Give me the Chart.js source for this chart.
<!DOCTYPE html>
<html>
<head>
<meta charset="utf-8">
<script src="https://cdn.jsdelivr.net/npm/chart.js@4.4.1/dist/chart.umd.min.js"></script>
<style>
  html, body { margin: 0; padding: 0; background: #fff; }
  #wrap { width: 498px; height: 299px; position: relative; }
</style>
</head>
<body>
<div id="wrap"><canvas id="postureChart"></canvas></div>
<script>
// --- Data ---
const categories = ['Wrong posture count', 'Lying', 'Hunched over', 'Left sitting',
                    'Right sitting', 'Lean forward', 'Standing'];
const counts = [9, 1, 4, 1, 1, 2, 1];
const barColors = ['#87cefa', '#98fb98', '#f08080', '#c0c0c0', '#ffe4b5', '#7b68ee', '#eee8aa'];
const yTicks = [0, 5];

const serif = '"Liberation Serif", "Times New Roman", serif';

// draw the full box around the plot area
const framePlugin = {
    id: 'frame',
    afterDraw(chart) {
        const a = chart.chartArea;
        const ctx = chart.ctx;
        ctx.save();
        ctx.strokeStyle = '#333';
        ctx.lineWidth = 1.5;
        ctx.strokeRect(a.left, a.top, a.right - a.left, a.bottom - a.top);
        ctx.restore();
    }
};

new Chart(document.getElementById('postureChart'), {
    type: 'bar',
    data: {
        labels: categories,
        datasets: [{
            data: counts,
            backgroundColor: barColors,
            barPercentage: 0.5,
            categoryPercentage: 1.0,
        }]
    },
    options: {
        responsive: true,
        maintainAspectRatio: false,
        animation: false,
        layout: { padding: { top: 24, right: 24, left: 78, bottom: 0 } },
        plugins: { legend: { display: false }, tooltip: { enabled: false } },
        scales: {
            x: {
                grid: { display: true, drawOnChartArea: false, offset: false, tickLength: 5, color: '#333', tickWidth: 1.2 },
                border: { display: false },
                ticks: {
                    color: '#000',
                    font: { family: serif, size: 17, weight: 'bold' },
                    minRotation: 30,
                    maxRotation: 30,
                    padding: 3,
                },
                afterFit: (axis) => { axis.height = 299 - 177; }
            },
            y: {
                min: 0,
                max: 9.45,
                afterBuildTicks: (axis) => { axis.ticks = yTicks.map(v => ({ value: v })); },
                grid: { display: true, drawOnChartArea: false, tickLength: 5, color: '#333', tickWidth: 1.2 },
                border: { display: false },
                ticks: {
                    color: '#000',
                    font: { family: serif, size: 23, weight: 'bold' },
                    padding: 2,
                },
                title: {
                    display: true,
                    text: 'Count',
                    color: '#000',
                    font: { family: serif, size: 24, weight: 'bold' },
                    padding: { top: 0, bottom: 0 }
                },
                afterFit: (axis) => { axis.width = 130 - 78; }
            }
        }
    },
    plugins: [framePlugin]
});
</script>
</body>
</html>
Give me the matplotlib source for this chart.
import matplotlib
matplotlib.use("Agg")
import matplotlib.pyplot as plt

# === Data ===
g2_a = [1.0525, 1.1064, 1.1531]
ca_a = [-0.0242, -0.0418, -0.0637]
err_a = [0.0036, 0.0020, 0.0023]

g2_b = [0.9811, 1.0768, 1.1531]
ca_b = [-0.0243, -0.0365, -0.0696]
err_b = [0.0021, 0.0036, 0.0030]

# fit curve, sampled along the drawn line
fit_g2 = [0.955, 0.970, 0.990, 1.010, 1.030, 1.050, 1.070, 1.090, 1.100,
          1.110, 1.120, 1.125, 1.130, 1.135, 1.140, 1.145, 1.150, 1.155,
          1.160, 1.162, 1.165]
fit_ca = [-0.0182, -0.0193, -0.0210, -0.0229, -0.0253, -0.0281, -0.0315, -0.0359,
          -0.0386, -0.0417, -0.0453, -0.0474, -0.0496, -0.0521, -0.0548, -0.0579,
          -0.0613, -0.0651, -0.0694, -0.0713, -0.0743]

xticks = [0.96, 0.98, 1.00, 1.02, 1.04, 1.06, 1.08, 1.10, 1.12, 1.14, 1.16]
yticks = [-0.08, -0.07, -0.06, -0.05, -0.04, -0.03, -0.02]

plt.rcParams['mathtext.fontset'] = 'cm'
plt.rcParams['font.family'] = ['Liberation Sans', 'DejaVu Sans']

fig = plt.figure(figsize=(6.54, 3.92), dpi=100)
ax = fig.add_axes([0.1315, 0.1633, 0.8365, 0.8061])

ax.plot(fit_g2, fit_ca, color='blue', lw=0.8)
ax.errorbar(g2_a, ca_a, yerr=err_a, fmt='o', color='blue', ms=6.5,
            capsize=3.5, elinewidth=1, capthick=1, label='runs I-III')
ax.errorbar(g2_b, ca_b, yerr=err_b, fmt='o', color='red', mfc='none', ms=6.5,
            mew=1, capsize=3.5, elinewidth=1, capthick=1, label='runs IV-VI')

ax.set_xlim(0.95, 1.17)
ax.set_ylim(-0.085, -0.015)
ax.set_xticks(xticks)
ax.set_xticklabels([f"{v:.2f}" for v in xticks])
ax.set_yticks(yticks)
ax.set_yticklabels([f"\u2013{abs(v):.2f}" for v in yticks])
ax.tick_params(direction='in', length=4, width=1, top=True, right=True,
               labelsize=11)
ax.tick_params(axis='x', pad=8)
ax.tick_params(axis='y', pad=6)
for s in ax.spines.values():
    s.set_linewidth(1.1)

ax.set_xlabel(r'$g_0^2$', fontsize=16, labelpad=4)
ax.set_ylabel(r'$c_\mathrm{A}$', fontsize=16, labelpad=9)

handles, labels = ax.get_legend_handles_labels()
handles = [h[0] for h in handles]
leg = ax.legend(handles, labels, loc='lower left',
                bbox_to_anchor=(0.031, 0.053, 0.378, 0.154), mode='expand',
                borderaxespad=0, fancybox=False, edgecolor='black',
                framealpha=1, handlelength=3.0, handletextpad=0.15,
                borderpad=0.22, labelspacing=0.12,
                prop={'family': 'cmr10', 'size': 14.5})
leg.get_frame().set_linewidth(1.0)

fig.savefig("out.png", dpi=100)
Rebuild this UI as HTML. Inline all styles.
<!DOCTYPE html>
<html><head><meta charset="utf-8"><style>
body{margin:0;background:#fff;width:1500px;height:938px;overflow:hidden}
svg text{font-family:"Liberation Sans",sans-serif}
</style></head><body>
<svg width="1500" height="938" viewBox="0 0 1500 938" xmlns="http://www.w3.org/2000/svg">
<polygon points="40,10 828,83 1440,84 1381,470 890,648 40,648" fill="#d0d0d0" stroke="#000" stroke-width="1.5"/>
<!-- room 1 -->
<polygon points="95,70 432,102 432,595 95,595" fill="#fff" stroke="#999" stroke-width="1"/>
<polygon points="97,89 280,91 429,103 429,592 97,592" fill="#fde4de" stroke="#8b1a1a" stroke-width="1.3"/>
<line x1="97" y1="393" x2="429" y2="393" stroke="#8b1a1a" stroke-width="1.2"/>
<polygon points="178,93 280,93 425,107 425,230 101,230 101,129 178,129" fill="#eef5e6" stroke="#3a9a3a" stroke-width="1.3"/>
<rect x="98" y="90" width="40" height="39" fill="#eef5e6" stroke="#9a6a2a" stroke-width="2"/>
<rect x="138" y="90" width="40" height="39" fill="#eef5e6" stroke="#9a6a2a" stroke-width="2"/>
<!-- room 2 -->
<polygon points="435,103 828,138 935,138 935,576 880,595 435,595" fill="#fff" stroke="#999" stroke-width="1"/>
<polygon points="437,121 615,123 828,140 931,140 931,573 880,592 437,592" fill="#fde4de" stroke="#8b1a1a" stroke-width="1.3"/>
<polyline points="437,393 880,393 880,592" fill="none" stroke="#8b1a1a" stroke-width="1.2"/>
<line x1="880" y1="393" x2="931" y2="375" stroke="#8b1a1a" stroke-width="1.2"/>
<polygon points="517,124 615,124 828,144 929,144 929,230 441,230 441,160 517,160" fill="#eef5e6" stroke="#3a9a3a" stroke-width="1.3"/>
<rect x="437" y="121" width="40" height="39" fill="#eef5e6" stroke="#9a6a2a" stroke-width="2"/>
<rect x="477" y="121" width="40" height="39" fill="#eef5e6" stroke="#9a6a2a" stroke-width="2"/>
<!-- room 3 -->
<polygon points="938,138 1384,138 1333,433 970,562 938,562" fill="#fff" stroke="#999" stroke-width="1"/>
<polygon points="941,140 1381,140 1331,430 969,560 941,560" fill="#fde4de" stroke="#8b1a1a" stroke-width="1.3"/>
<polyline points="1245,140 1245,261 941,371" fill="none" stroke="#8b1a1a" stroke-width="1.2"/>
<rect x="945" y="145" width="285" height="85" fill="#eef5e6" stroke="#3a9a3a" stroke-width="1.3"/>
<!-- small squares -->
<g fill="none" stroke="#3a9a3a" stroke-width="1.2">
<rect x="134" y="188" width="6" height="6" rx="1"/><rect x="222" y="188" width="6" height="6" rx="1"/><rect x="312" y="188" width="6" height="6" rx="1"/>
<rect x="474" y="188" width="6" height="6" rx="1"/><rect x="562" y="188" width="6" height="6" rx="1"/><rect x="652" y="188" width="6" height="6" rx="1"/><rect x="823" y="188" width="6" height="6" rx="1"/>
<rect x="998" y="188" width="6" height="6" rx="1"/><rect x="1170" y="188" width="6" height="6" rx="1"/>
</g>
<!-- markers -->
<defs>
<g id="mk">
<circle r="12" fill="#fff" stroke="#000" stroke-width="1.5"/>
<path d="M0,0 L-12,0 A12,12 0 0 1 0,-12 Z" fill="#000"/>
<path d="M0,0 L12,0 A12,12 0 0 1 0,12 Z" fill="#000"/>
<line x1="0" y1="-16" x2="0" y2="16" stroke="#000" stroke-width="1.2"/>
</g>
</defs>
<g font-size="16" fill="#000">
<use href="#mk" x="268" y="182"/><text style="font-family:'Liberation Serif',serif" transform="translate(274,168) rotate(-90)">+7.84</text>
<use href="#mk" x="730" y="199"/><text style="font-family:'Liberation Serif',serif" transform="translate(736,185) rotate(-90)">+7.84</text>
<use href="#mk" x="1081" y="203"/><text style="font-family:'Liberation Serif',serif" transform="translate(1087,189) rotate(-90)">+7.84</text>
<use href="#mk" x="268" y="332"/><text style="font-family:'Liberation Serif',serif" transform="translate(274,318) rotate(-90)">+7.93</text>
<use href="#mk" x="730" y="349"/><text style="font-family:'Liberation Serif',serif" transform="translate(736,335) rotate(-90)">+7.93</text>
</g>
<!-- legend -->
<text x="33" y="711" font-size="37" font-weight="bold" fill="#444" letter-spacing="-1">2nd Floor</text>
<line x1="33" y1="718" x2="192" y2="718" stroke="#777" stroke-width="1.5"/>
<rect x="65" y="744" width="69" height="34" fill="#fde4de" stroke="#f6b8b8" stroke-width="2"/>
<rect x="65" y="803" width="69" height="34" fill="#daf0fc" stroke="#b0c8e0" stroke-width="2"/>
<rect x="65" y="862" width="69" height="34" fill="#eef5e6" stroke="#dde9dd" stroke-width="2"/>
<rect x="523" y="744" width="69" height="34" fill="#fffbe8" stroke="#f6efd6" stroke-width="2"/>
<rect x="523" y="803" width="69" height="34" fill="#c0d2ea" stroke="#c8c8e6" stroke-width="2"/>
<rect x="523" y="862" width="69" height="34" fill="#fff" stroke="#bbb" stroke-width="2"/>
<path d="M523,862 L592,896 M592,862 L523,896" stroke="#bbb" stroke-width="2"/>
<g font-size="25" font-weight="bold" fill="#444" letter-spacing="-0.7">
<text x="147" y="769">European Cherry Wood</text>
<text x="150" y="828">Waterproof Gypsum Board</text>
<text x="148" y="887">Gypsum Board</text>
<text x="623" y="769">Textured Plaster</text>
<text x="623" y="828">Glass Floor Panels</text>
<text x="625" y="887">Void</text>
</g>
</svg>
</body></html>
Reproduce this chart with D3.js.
·····
Job: Above this instruction are the records; retype exactly the lines from the one containing "Give me the matplotlib source for this chart." up to and including the one containing "ax = fig.add_axes([0.1315, 0.1633, 0.8365, 0.8061])".

Completed exercise:
Give me the matplotlib source for this chart.
import matplotlib
matplotlib.use("Agg")
import matplotlib.pyplot as plt

# === Data ===
g2_a = [1.0525, 1.1064, 1.1531]
ca_a = [-0.0242, -0.0418, -0.0637]
err_a = [0.0036, 0.0020, 0.0023]

g2_b = [0.9811, 1.0768, 1.1531]
ca_b = [-0.0243, -0.0365, -0.0696]
err_b = [0.0021, 0.0036, 0.0030]

# fit curve, sampled along the drawn line
fit_g2 = [0.955, 0.970, 0.990, 1.010, 1.030, 1.050, 1.070, 1.090, 1.100,
          1.110, 1.120, 1.125, 1.130, 1.135, 1.140, 1.145, 1.150, 1.155,
          1.160, 1.162, 1.165]
fit_ca = [-0.0182, -0.0193, -0.0210, -0.0229, -0.0253, -0.0281, -0.0315, -0.0359,
          -0.0386, -0.0417, -0.0453, -0.0474, -0.0496, -0.0521, -0.0548, -0.0579,
          -0.0613, -0.0651, -0.0694, -0.0713, -0.0743]

xticks = [0.96, 0.98, 1.00, 1.02, 1.04, 1.06, 1.08, 1.10, 1.12, 1.14, 1.16]
yticks = [-0.08, -0.07, -0.06, -0.05, -0.04, -0.03, -0.02]

plt.rcParams['mathtext.fontset'] = 'cm'
plt.rcParams['font.family'] = ['Liberation Sans', 'DejaVu Sans']

fig = plt.figure(figsize=(6.54, 3.92), dpi=100)
ax = fig.add_axes([0.1315, 0.1633, 0.8365, 0.8061])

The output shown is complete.